Per modo di dire è andato via...
«Mettiamola così: il salto familiare da imprenditori a manager e infine ad azionisti del gruppo Lindt ha trasformato una piccola azienda italiana nel fulcro industriale di un colosso multinazionale. E la mia famiglia è oggi azionista di una realtà dove il padrone non sono più le famiglie Lindt e Sprüngli, che hanno venduto le loro azioni, ma addirittura il fondo pensioni del gruppo che oggi detiene il 25% del capitale. Io faccio parte del board e come membro del comitato esecutivo del gruppo partecipo alla definizione di piani e strategie».

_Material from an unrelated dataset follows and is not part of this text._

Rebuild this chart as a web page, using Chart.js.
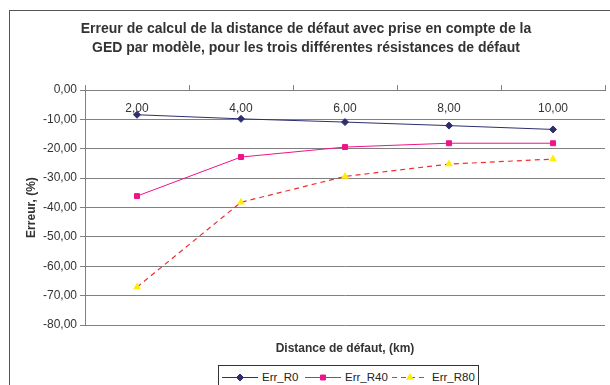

Come ha reagito la sua famiglia a questa trasformazione di ruolo? Siete piccoli azionisti di un colosso ma non avete più un'azienda di famiglia...
«Il salto di qualità ha riguardato tutti e sono orgoglioso delle scelte fatte dai miei figli. Edoardo, nato nel 1970, ha lavorato 6 anni nella holding Lindt e oggi è artefice dell'espansione dei negozi monomarca del gruppo; Gianantonio, nato nel 1971, si occupa delle altre attività di famiglia dopo aver lavorato come banchiere del Santander; Anna, nata nel 1977, è dirigente del colosso delle bevande InBev e lavora a Brema. Sotto un certo profilo, visto che la famiglia Lindt ha venduto, gli eredi del nucleo industriale storico del gruppo oggi siamo noi».

Dopo la decisione di vendere, quale è stato l'evento più significativo nel rapporto con la Lindt?
«C'è soprattutto un'impresa della quale vado molto orgoglioso. Prima di dimettermi dalla carica di amministratore, sono riuscito a convincere il gruppo a investire in Italia per sviluppare gli impianti di fabbricazione delle Boule Lindor per tutto il gruppo Lindt. La soddisfazione più grande è che, pur nel contesto del nostro Paese, siamo l'azienda che riesce a produrre le Boule Lindor al minor costo. Non è dunque completamente vero che in Italia non si possano fare le cose: se le fai bene, pur in assenza di alcun aiuto, puoi arrivare lo stesso a ottenere dei buoni risultati. Oggi produciamo nello stabilimento di Induno Olona circa 28mila tonnellate di cioccolato, di cui più del 70% per cento per il gruppo Lindt; quando sono entrato in azienda erano appena duecento».